Tuesday, October 18, 2011
French Parliament at Yale
Jean-Sebastien Vialatte and and Alain Claeys, members of the French Parliament, visited the Yale Interdisciplinary Center for Bioethics this week. They're in the US, visiting Boston, New York and Los Angeles (and Yale!) to find out what American scientists and bioethicists think about the ethics of neuroimaging. They came to us courtesy of Wendell Wallach, who runs our Technology and Ethics Working Group. (They'd originally hoped to meet with James Hughes and members of his Institute for Ethics and Emerging Technologies (IEET).
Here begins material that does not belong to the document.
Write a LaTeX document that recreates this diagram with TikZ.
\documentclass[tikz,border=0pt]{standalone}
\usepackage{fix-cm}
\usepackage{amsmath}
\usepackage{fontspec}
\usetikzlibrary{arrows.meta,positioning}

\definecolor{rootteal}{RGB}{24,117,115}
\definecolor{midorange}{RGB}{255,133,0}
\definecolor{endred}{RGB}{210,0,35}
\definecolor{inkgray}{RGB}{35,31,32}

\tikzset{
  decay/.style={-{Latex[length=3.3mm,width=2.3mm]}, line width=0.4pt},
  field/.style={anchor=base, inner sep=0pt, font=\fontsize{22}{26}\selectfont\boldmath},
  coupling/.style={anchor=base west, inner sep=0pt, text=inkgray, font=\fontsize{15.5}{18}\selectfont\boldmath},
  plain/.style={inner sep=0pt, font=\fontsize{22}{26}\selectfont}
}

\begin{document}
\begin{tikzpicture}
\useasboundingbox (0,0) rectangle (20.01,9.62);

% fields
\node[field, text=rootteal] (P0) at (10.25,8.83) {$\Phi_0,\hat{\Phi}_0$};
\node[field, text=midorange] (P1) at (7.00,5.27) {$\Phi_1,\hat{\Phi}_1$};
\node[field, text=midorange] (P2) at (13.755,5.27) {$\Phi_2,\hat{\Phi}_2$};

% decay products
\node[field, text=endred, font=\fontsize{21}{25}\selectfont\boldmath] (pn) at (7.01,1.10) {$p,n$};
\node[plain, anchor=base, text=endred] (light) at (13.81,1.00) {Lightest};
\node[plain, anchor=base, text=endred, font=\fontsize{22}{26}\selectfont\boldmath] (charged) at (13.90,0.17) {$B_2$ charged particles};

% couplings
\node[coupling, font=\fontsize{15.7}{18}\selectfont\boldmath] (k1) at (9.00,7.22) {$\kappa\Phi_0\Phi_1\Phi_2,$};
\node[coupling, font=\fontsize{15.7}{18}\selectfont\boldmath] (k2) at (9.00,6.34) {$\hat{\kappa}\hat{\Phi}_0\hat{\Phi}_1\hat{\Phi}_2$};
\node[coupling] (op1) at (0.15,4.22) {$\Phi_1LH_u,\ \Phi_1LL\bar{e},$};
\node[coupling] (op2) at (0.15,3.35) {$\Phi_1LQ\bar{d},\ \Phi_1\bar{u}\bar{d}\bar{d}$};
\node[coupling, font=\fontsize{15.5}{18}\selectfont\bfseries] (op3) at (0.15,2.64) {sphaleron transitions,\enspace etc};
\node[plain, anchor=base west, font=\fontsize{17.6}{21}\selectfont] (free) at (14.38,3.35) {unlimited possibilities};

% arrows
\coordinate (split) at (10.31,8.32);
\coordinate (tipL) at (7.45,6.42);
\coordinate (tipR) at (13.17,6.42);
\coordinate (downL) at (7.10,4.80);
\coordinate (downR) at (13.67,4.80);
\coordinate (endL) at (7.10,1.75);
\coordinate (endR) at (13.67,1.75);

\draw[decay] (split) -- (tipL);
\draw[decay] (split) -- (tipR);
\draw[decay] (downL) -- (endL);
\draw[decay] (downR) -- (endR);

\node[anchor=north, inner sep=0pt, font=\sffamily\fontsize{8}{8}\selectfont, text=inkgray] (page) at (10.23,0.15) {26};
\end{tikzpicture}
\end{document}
James was out of the country, and graciously recommended they speak to Wendell, instead.) They arrived, together with a translator, a member of the Parliamentary office of Science and Technology, the Science and Technology rep from the French Consulate to the US, and at least two other staff, for a morning meeting with Wendell, myself, Carol Pollard and Mike Treder, Managing Director of the IEET. We had a wide-ranging and serious discussion about the ethics of imaging, the ethics of brain technologies more generally, the current political situation in the US around several bioethics issues from stem cell research to genetic medicine, the political status of the transhumanism movement, and more. All of which blew my mind, because I couldn't imagine the analogous US Congressional delegation to France, or anywhere else. To my admittedly rather amateur eye, our Congressional delegations to foreign destinations seem to be political events (chances to be seen and heard) rather than genuine investigations (chances to listen). Who in our Congress would actually ask, "I wonder what scientists and academics in France (or Germany or Sweden or Japan or the UK) think about this important issue?" And who, then, would actually go and ask, and listen?